Das Gesetz spricht von sozialen Promotoren, wie dem „Fonds du logement“ und der SNHBM, und von Promotoren ohne Gewinnzweck. Das können Gemeinden, aber auch eine Asbl. sein, die etwa im Wohlfahrtsbereich aktiv sind. Bauen sie preislich erschwingliche Wohnungen, übernimmt der Staat bei Mietwohnungen 75 Prozent der Kosten, bei den zu Kaufzwecken gebauten Wohnungen 50 Prozent. Die Wohnungen werden an Privathaushalte verkauft, die die Bedingungen erfüllen. Ein späterer Weiterverkauf auf dem freien Immobilienmarkt ist jedoch ausgeschlossen. Abnehmer kann nur die öffentliche Hand sein. Was bisher nicht der Fall war, sodass öffentlich subventionierte Wohnungen mit einem satten Mehrwert verkauft wurden. Wohnungen, die für Flüchtlinge gebaut werden, bezuschusst der Staat mit 100 Prozent. Finanzielle Unterstützung genießen auch Betriebe, die Wohnraum für ihre Beschäftigten schaffen.
Das Gesetz definiert den Begriff „Bailleur social“. Dieser verwaltet die Vermietung der Wohnungen. Auch ein Sozialpromotor kann sich dieser Aufgabe annehmen. Der Staat beteiligt sich an den administrativen Kosten.
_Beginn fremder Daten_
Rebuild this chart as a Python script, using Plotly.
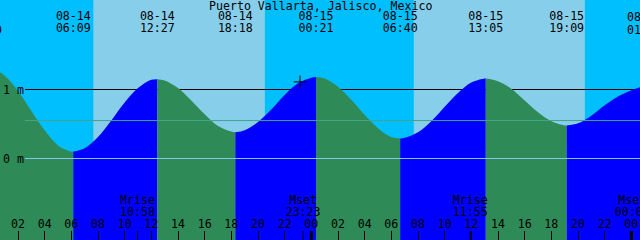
import pandas as pd
import plotly.graph_objects as go

title = "Puerto Vallarta, Jalisco, Mexico"

# hourly tide heights (m), starting 08-14 00:00
sample_start = "2025-08-14 00:00"
heights = [1.31, 1.20, 0.98, 0.69, 0.41, 0.19, 0.10, 0.15, 0.31, 0.55,
           0.81, 1.02, 1.14, 1.13, 1.02, 0.84, 0.64, 0.47, 0.39, 0.41,
           0.53, 0.71, 0.92, 1.09, 1.17, 1.16, 1.04, 0.85, 0.63, 0.44,
           0.31, 0.30, 0.38, 0.54, 0.75, 0.95, 1.10, 1.16, 1.12, 1.01,
           0.84, 0.67, 0.54, 0.48, 0.51, 0.62, 0.77, 0.90, 0.99, 1.06]

extreme_times = ["2025-08-13 23:30", "2025-08-14 06:09", "2025-08-14 12:27",
                 "2025-08-14 18:18", "2025-08-15 00:21", "2025-08-15 06:40",
                 "2025-08-15 13:05", "2025-08-15 19:09", "2025-08-16 01:01"]
extreme_heights = [1.32, 0.10, 1.15, 0.38, 1.18, 0.29, 1.16, 0.48, 1.07]

sunrise_times = ["2025-08-14 07:39", "2025-08-15 07:41"]
sunset_times = ["2025-08-14 20:31", "2025-08-15 20:31"]

moon_times = ["2025-08-14 10:58", "2025-08-14 23:23", "2025-08-15 11:55", "2025-08-16 00:04"]
moon_names = ["Mrise", "Mset", "Mrise", "Mset"]

midnights = ["2025-08-15 00:00", "2025-08-16 00:00"]

now_time = ["2025-08-14 23:09"]
now_height = [1.11]

level_values = [0, 1]
level_labels = ["0 m", "1 m"]
mean_level = 0.55

view_start = "2025-08-14 00:39"
view_end = "2025-08-16 00:39"

# ---------------------------------------------------------------
FONT = "DejaVu Sans Mono"
FS = 11.6
NIGHT = "#00BFFF"
DAY = "#87CEEB"
FLOOD = "#0000FF"
EBB = "#2E8B57"
Y_MIN, Y_MAX = -1.1812, 2.2971
TXT = dict(family=FONT, size=FS, color="black")

st = pd.date_range(sample_start, periods=len(heights), freq="h")
hs = pd.Series(heights, index=st)
ext = pd.to_datetime(pd.Series(extreme_times))
vs, ve = pd.Timestamp(view_start), pd.Timestamp(view_end)

fig = go.Figure()

for i in range(len(ext) - 1):
    a, b = ext[i], ext[i + 1]
    inside = hs[(hs.index > a) & (hs.index < b)]
    xs = [a] + list(inside.index) + [b]
    ys = [extreme_heights[i]] + list(inside.values) + [extreme_heights[i + 1]]
    color = FLOOD if extreme_heights[i + 1] > extreme_heights[i] else EBB
    fig.add_trace(go.Scatter(x=[a, b], y=[Y_MIN, Y_MIN], mode="lines",
                             line=dict(width=0, color=color), hoverinfo="skip",
                             showlegend=False))
    fig.add_trace(go.Scatter(x=xs, y=ys, mode="lines", fill="tonexty",
                             fillcolor=color, line=dict(width=0, color=color,
                             shape="spline", smoothing=1.0),
                             hoverinfo="skip", showlegend=False))

# current time marker
fig.add_trace(go.Scatter(x=now_time, y=now_height, mode="markers",
                         marker=dict(symbol="cross-thin", size=9,
                                     line=dict(width=1, color="black")),
                         showlegend=False, hoverinfo="skip"))

annotations = [dict(text=title, xref="paper", yref="paper", x=0.5, y=1 - 5.5 / 240,
                    xanchor="center", yanchor="middle", showarrow=False, font=TXT)]


def add_label(t, text, ypix):
    """Label centred on time t at a pixel row; off-range labels via paper coords."""
    if vs <= t <= ve:
        fig.add_trace(go.Scatter(x=[t], y=[ypix], yaxis="y2", mode="text",
                                 text=[text], textfont=TXT, cliponaxis=False,
                                 showlegend=False, hoverinfo="skip"))
    else:
        frac = (t - vs) / (ve - vs)
        annotations.append(dict(text=text, xref="paper", yref="paper", x=frac,
                                y=1 - ypix / 240, xanchor="center", yanchor="middle",
                                showarrow=False, font=TXT))


# tide event labels (top)
for t in ext:
    if t >= vs:
        add_label(t, t.strftime("%m-%d"), 17)
    add_label(t, t.strftime("%H:%M"), 29.5)

# moon labels (bottom)
for t, name in zip(pd.to_datetime(pd.Series(moon_times)), moon_names):
    add_label(t, name, 201.5)
    add_label(t, t.strftime("%H:%M"), 213.5)

shapes = []
for sr, ss in zip(sunrise_times, sunset_times):
    shapes.append(dict(type="rect", xref="x", yref="paper", x0=sr, x1=ss, y0=0, y1=1,
                       fillcolor=DAY, line=dict(width=0), layer="below"))
# 1 m line behind water
shapes.append(dict(type="line", xref="paper", yref="y", x0=25 / 640, x1=1,
                   y0=level_values[1], y1=level_values[1],
                   line=dict(color="black", width=1), layer="below"))
# mean and datum lines above water
shapes.append(dict(type="line", xref="paper", yref="y", x0=25 / 640, x1=1,
                   y0=mean_level, y1=mean_level,
                   line=dict(color="#45A38B", width=1), layer="above"))
shapes.append(dict(type="line", xref="paper", yref="y", x0=25 / 640, x1=1,
                   y0=level_values[0], y1=level_values[0],
                   line=dict(color="#80C8E6", width=1), layer="above"))
for m in midnights:
    shapes.append(dict(type="line", xref="x", yref="paper", x0=m, x1=m, y0=0, y1=9 / 240,
                       line=dict(color="black", width=3), layer="above"))
for m in moon_times:
    shapes.append(dict(type="line", xref="x", yref="paper", x0=m, x1=m, y0=0, y1=9 / 240,
                       line=dict(color="black", width=1), layer="above"))

for v, lab in zip(level_values, level_labels):
    annotations.append(dict(text=lab, xref="paper", yref="y", x=1 / 640, y=v,
                            xanchor="left", yanchor="middle", showarrow=False, font=TXT))

fig.update_layout(
    width=640, height=240, autosize=False,
    margin=dict(l=0, r=0, t=0, b=0, pad=0),
    paper_bgcolor=NIGHT, plot_bgcolor=NIGHT,
    shapes=shapes, annotations=annotations,
    xaxis=dict(type="date", range=[view_start, view_end], showgrid=False,
               zeroline=False, showline=False, tickformat="%H",
               tick0="2025-08-14 00:00", dtick=2 * 3600 * 1000,
               ticks="inside", ticklen=9, tickwidth=1, tickcolor="black",
               ticklabelposition="inside", ticklabelstandoff=0,
               tickfont=TXT, fixedrange=True),
    yaxis=dict(range=[Y_MIN, Y_MAX], showgrid=False, zeroline=False,
               showticklabels=False, ticks="", fixedrange=True),
    yaxis2=dict(range=[240, 0], overlaying="y", visible=False, fixedrange=True),
    showlegend=False,
)

fig.write_html("out.html")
Neu ist die Schaffung eines zentralen Registers über erschwinglichen Wohnraum in öffentlicher Hand („Registre national des logements abordables, Renla). Eine Art „Guichet unique“ für Wohnungssuchende, sodass sie sich in Zukunft nicht mehr an gleich mehrere Stellen wie „Fonds du logement“, Staat oder Gemeinde wenden müssen. Der „Bailleur social“ greift auf diese Datenbank zurück, um eine Wohnung zu vermitteln.
Der Privatmarkt allein hat versagt
Die CSV lehnte den Gesetzentwurf ab. Er sei mit etlichen Schönheitsfehlern behaftet, so Marc Lies. Es sei ein ideologisches Gesetz. Lies sprach von „Planwirtschaft“, die Gemeinden würden unter Vormundschaft des Staates gestellt. Renla bedeute keine administrative Vereinfachung.
Wie die DP-Sprecherin Barbara Agostino befürwortete auch der LSAP-Fraktionschef Yves Cruchten das vorliegende Gesetz. Begrüßenswert sei, dass der Anteil sozialer Mietwohnungen erhöht werde, nur sollte auch der Verkauf unter Erbpachtvertrag weitergeführt werden. Ein Eigenheim schütze vor Altersarmut. Auch jungen Menschen sollte diese Chance eingeräumt werden. Cruchten zitierte aus einer rezenten Studie des Konkurrenzrats, wonach die Privatpromotoren viel zur Preisexplosion am Wohnungsmarkt beigetragen haben (siehe Beitrag Seite 4). Wenn sich die Bruttomargen innerhalb weniger Jahre verdreifachten, das Gros von Bauland in der Hand Einzelner liege, müsste doch auch der Letzte verstehen, dass der Markt nicht alles regeln kann. Gesetze wie das vorliegende seien eine Notwendigkeit, erlaubten diese doch, erschwingliche Wohnungen zu schaffen und nicht alles der Profitmaximierung zu unterstellen. Die angeblich unsichtbare Hand, die alles regeln soll, greife lediglich den Menschen in die Tasche.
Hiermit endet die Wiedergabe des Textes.